I have the following snippet of prolog code:
num(0).
num(X) :- num(X1), X is X1 + 1.
fact(0,1) :-!.
fact(X,Y) :- X1 is X-1, fact(X1,Y1), !, Y is Y1 * X.
fact(X) :- num(Y), fact(Y,X).
Can somebody please explain why the following command causes a stack overflow? Thanks in advance.
fact(6).
The reason why fact(6) does not terminate can be found in the following failure-slice:
?- fact(6).num(0) :- false. num(X) :- num(X1), false,X is X1 + 1. fact(X) :- num(Y), false,fact(Y,X).

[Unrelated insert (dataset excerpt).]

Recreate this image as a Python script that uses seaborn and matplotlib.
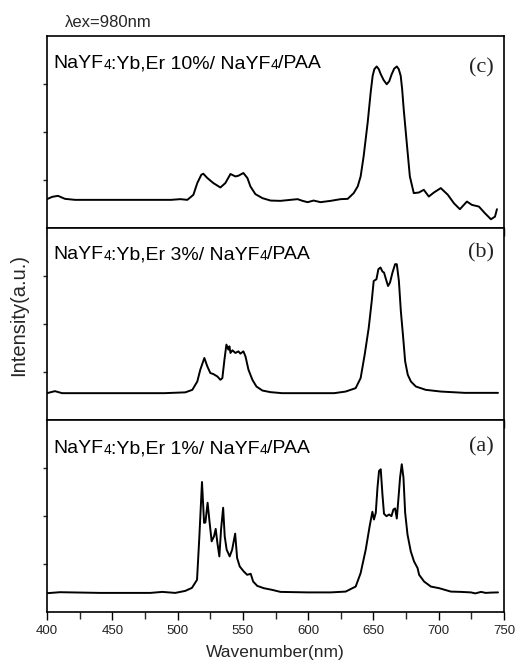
import matplotlib
matplotlib.use("Agg")
import matplotlib.pyplot as plt
import seaborn as sns
from matplotlib.ticker import MultipleLocator, FixedLocator, NullFormatter

# ---------------- data (read from the reference) ----------------
wl_c = [400.0, 404.0, 408.4, 413.8, 421.5, 440.0, 460.0, 480.0, 495.0, 502.1, 507.5, 512.1,
        515.1, 518.2, 519.7, 522.8, 527.4, 532.8, 536.6, 540.5, 544.3, 546.6, 550.4, 553.5,
        555.8, 559.6, 565.0, 571.2, 578.8, 586.5, 591.9, 595.7, 599.6, 604.2, 609.5, 617.2,
        624.9, 630.3, 634.9, 638.0, 640.2, 642.5, 645.6, 647.9, 649.4, 650.7, 652.5, 654.1,
        655.6, 657.9, 660.2, 662.1, 664.0, 665.9, 667.9, 669.4, 670.9, 672.0, 673.2, 675.5,
        677.9, 680.9, 684.8, 688.6, 692.4, 696.3, 701.6, 707.0, 711.6, 716.2, 721.6, 725.4,
        730.8, 735.4, 740.0, 743.1, 744.6]
int_c = [28.7, 31, 32, 29, 28, 28, 28, 28, 28, 28.7, 28, 33,
         44.7, 53, 54, 49.7, 44.7, 40.3, 44.7, 53.7, 51.3, 52, 54.7, 49.7,
         41.3, 33.7, 29.7, 27.3, 27, 28, 28.7, 27, 25.7, 27.3, 25.7, 27,
         28.7, 29, 34.7, 41.5, 51.3, 71.3, 105, 135, 151.3, 158, 160.7, 158,
         153, 147, 143, 146, 153, 158.5, 160.7, 158, 151.3, 138, 118, 85,
         51.3, 34.7, 35.3, 38, 31.3, 35.3, 39.7, 33, 24.7, 18.7, 26.3, 23,
         21.3, 14.7, 8.7, 11.3, 18.7]

wl_b = [400.0, 406.1, 411.5, 430.0, 460.0, 490.0, 505.9, 511.3, 515.1, 517.4, 520.5, 522.8,
        525.1, 527.4, 530.5, 532.8, 534.3, 535.9, 537.4, 538.9, 539.7, 540.5, 542.0, 544.3,
        546.6, 548.1, 550.4, 552.0, 554.3, 557.3, 560.4, 565.0, 571.2, 580.0, 600.0, 620.0,
        628.7, 636.4, 640.2, 643.3, 646.4, 648.7, 650.2, 652.3, 653.8, 655.4, 656.9, 658.1,
        660.0, 661.2, 662.7, 664.6, 666.6, 667.9, 669.5, 671.0, 672.8, 674.3, 676.3, 678.7,
        682.5, 690.1, 701.6, 720.0, 745.4]
int_b = [26.7, 28.7, 26.7, 26.7, 26.7, 26.7, 27.5, 30, 38.3, 50, 61.7, 53.3,
         46.7, 45.7, 43.3, 40, 41.7, 60, 75, 70, 73.3, 66.7, 69.3, 66.7,
         68.3, 66, 68.3, 63.3, 50, 40, 33.3, 29.3, 27.7, 26.7, 26.7, 26.7,
         28.3, 31.7, 41.7, 65, 91.7, 118.3, 138.3, 140, 150, 151.7, 147.7, 146.7,
         138.3, 133.3, 136.7, 146.7, 155, 155, 138.3, 108.3, 81.7, 58.3, 45, 38.3,
         33.3, 30, 28.3, 27, 27]

wl_a = [400.0, 410.0, 440.7, 479.1, 488.3, 498.2, 505.9, 511.0, 514.9, 516.7, 518.7, 520.3,
        521.3, 523.0, 524.3, 526.1, 527.9, 529.2, 530.5, 532.0, 533.3, 534.9, 536.1, 537.6,
        539.9, 541.8, 544.1, 545.6, 547.6, 550.7, 553.3, 556.0, 557.9, 561.0, 566.0, 572.5,
        578.8, 600.0, 617.2, 628.7, 636.4, 640.2, 644.1, 647.1, 649.2, 650.4, 651.8, 653.1,
        654.3, 655.6, 656.9, 658.1, 660.0, 662.0, 663.8, 665.3, 666.6, 667.9, 669.2, 670.4,
        671.7, 673.0, 674.3, 676.1, 678.6, 681.1, 683.8, 685.0, 688.8, 694.0, 700.3, 709.3,
        717.0, 724.7, 728.0, 732.4, 736.0, 740.0, 745.4]
int_a = [18.7, 19.7, 19, 19, 20, 19, 21, 24, 32, 75.3, 129.3, 88.7,
         89, 108.7, 92, 70.3, 75.3, 82.7, 68.7, 55.3, 82, 103.7, 75.3, 62,
         55.3, 62, 78, 53.7, 45.3, 40.3, 37, 38, 30.3, 26, 23.7, 22,
         20, 19.5, 19.5, 20.3, 25.3, 38.7, 62, 85.3, 99.7, 92, 98.7, 123.7,
         140.3, 142, 117, 97.7, 95.3, 97, 95.3, 102, 103, 93, 113.7, 133.7,
         147, 133.7, 98.7, 77, 60.3, 50.3, 43.7, 37, 30.3, 25.3, 23.7, 20.3,
         20, 19.5, 18.5, 20, 19, 19.3, 19.5]

samples = ["10%", "3%", "1%"]
panel_tags = ["(c)", "(b)", "(a)"]
x_ticks = [400, 450, 500, 550, 600, 650, 700, 750]
x_label = "Wavenumber(nm)"
y_label = "Intensity(a.u.)"
excitation = "\u03bbex=980nm"

# ---------------- style ----------------
sns.set_style("ticks")
plt.rcParams["font.family"] = ["Liberation Sans", "DejaVu Sans"]
plt.rcParams["axes.linewidth"] = 1.2
plt.rcParams["lines.solid_joinstyle"] = "round"

fig = plt.figure(figsize=(5.15, 6.71), dpi=100)
left, right = 47 / 515, 504 / 515
top, bottom = 1 - 36 / 671, 1 - 612 / 671
h = (top - bottom) / 3

series = [(wl_c, int_c), (wl_b, int_b), (wl_a, int_a)]
tag_y = [0.833, 0.87, 0.862]
lab_y = [0.833, 0.838, 0.828]

axes = []
for i, (wl, inten) in enumerate(series):
    ax = fig.add_axes([left, top - (i + 1) * h, right - left, h])
    sns.lineplot(x=wl, y=inten, ax=ax, color="black", linewidth=1.4)
    ax.set_xlim(400, 750)
    ax.set_ylim(0, 191)
    ax.xaxis.set_major_locator(FixedLocator(x_ticks))
    ax.xaxis.set_minor_locator(MultipleLocator(25))
    ax.yaxis.set_major_locator(FixedLocator([47.75, 95.5, 143.25]))
    ax.yaxis.set_major_formatter(NullFormatter())
    ax.tick_params(axis="x", which="major", direction="out", length=6, width=1.0,
                   color="black", labelsize=9.5, labelcolor="#222222", pad=3)
    ax.tick_params(axis="x", which="minor", direction="out", length=5, width=1.0)
    ax.tick_params(axis="y", which="major", direction="out", length=3, width=1.0)
    ax.set_xlabel("")
    ax.set_ylabel("")
    for sp in ax.spines.values():
        sp.set_visible(True)
        sp.set_linewidth(1.2)
        sp.set_color("black")
    if i < 2:
        ax.tick_params(axis="x", labelbottom=False)

    # composition label with small "4"
    parts = [("NaYF", 14), ("4", 10), (":Yb,Er " + samples[i] + "/ NaYF", 14), ("4", 10), ("/PAA", 14)]
    t = ax.text(0.014, lab_y[i], parts[0][0], transform=ax.transAxes,
                fontsize=parts[0][1], ha="left", va="baseline", color="black")
    prev = t
    for s, fs in parts[1:]:
        prev = ax.annotate(s, xy=(1, 0), xycoords=prev, fontsize=fs,
                           ha="left", va="bottom", color="black")
    ax.text(0.978, tag_y[i], panel_tags[i], transform=ax.transAxes, fontsize=16,
            ha="right", va="center", family=["Liberation Serif", "DejaVu Serif"], color="#222222")
    axes.append(ax)

axes[-1].set_xlabel(x_label, fontsize=12.5, labelpad=6)
fig.text(0.036, 0.531, y_label, rotation=90, ha="center", va="center", fontsize=14.5)
fig.text(0.126, 0.96, excitation, ha="left", va="baseline", fontsize=12)

fig.savefig("out.png", dpi=100)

Because this fragment does not terminate, also your original program does not terminate. Note that the non-termination is independent of the definition of fact/2! At best, your program might succeed, but it will never (finitely) fail.

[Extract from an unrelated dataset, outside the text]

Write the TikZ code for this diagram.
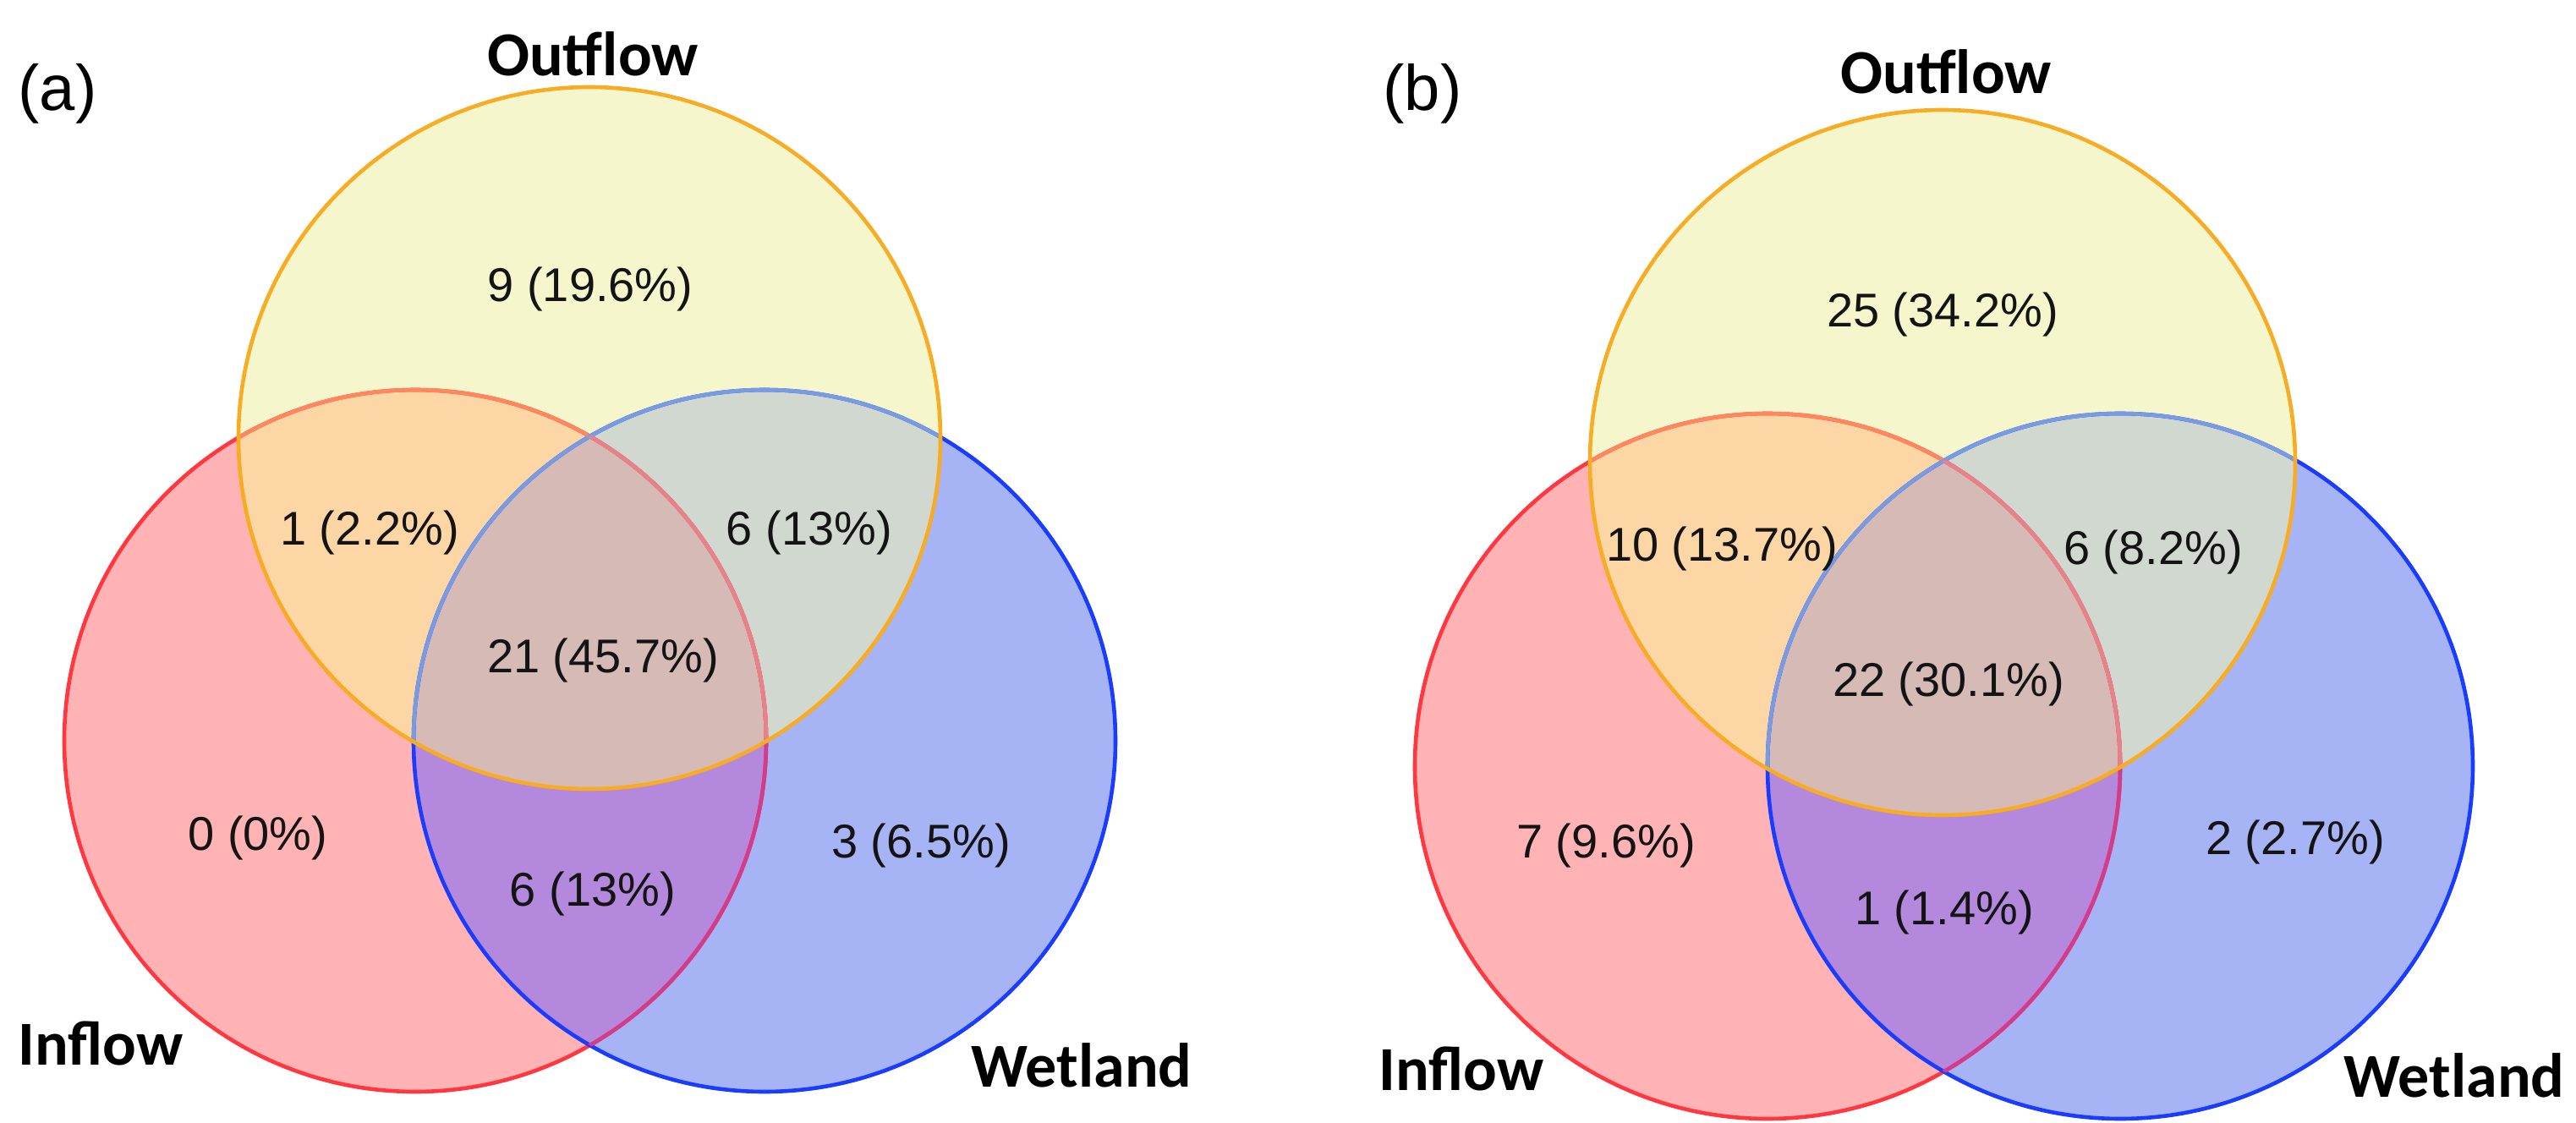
\documentclass[tikz,border=0pt]{standalone}
\usepackage{fontspec}
\setmainfont{Liberation Sans}
\newfontfamily\labfont{Carlito}
\definecolor{ofill}{RGB}{245,246,204}
\definecolor{ifill}{RGB}{255,179,181}
\definecolor{wfill}{RGB}{166,179,245}
\definecolor{iofill}{RGB}{253,214,165}
\definecolor{wofill}{RGB}{208,216,207}
\definecolor{iwfill}{RGB}{179,136,221}
\definecolor{allfill}{RGB}{214,186,181}
\definecolor{oline}{RGB}{247,172,35}
\definecolor{iline}{RGB}{255,55,65}
\definecolor{wline}{RGB}{25,60,255}
\definecolor{iwline}{RGB}{210,60,140}
\definecolor{ioline}{RGB}{255,135,95}
\definecolor{iallline}{RGB}{230,130,140}
\definecolor{woline}{RGB}{120,155,225}
\definecolor{txt}{RGB}{20,20,20}
\newcommand{\vennpanel}[5]{%
  % #1 prefix, #2 O centre, #3 I centre, #4 W centre, #5 radius
  \coordinate (#1O) at #2;
  \coordinate (#1I) at #3;
  \coordinate (#1W) at #4;
  \fill[ofill] (#1O) circle[radius=#5];
  \fill[ifill] (#1I) circle[radius=#5];
  \fill[wfill] (#1W) circle[radius=#5];
  \begin{scope}\clip (#1I) circle[radius=#5]; \fill[iofill] (#1O) circle[radius=#5];\end{scope}
  \begin{scope}\clip (#1W) circle[radius=#5]; \fill[wofill] (#1O) circle[radius=#5];\end{scope}
  \begin{scope}\clip (#1I) circle[radius=#5]; \fill[iwfill] (#1W) circle[radius=#5];\end{scope}
  \begin{scope}\clip (#1I) circle[radius=#5]; \clip (#1W) circle[radius=#5]; \fill[allfill] (#1O) circle[radius=#5];\end{scope}
  \draw[ring, iline] (#1I) circle[radius=#5];
  \draw[ring, wline] (#1W) circle[radius=#5];
  \begin{scope}\clip (#1W) circle[radius=#5]; \draw[ring, iwline] (#1I) circle[radius=#5];\end{scope}
  \begin{scope}\clip (#1O) circle[radius=#5]; \draw[ring, ioline] (#1I) circle[radius=#5]; \draw[ring, woline] (#1W) circle[radius=#5];\end{scope}
  \begin{scope}\clip (#1O) circle[radius=#5]; \clip (#1W) circle[radius=#5]; \draw[ring, iallline] (#1I) circle[radius=#5];\end{scope}
  \draw[ring, oline] (#1O) circle[radius=#5];
}
\begin{document}
\begin{tikzpicture}[x=0.25pt,y=-0.25pt,
  ring/.style={line width=1.15pt},
  num/.style={inner sep=0pt, text=txt, font=\fontsize{14}{16}\selectfont},
  setlab/.style={inner sep=0pt, font=\labfont\bfseries\fontsize{18.5}{22}\selectfont},
  panlab/.style={inner sep=0pt, font=\fontsize{19}{22}\selectfont}]
\useasboundingbox (0,0) rectangle (3046,1328);
\fill[white] (0,0) rectangle (3046,1328);
\vennpanel{a}{(697,518)}{(491,876)}{(904,876)}{103.75pt}
\vennpanel{b}{(2297,547)}{(2090,906)}{(2507,906)}{104.25pt}
% panel (a) texts
\node[panlab] (pa) at (68,111) {(a)};
\node[setlab] (aOut) at (701,64) {Outflow};
\node[setlab] (aIn) at (119,1234) {Inflow};
\node[setlab] (aWet) at (1279,1260) {Wetland};
\node[num] (a1) at (698,342) {9 (19.6\%)};
\node[num] (a2) at (437,630) {1 (2.2\%)};
\node[num] (a3) at (957,630) {6 (13\%)};
\node[num] (a4) at (713,781) {21 (45.7\%)};
\node[num] (a5) at (305,991) {0 (0\%)};
\node[num] (a6) at (701,1057) {6 (13\%)};
\node[num] (a7) at (1089,1000) {3 (6.5\%)};
% panel (b) texts
\node[panlab] (pb) at (1682,111) {(b)};
\node[setlab] (bOut) at (2301,85) {Outflow};
\node[setlab] (bIn) at (1728,1264) {Inflow};
\node[setlab] (bWet) at (2902,1272) {Wetland};
\node[num] (b1) at (2297,372) {25 (34.2\%)};
\node[num] (b2) at (2036,649) {10 (13.7\%)};
\node[num] (b3) at (2546,653) {6 (8.2\%)};
\node[num] (b4) at (2304,809) {22 (30.1\%)};
\node[num] (b5) at (1899,1000) {7 (9.6\%)};
\node[num] (b6) at (2299,1079) {1 (1.4\%)};
\node[num] (b7) at (2714,996) {2 (2.7\%)};
\end{tikzpicture}
\end{document}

Consider to use another definition of fact/2, which terminates also for fact(N, 6).
First, looking at the rules
num(0).
num(X) :- num(X1), X is X1 + 1.
the predicate num(Y) will be immediately valid for Y = 0.
Thus the rule
fact(X) :- num(Y), fact(Y,X).
can be simplified as
fact(X) :- fact(0,X).
that will find a match for fact(0,1). For X = 6, what happens instead is, as no rule defines a predicate for fact(0,6), a search is started with fact(-1,V1), followed with fact(-2,V2) etc... until a match occurs for a fact(-value, Var) where the local result would be the Var found.
This cannot happen, and an infinite loop consumes the whole stack, until an error is triggered.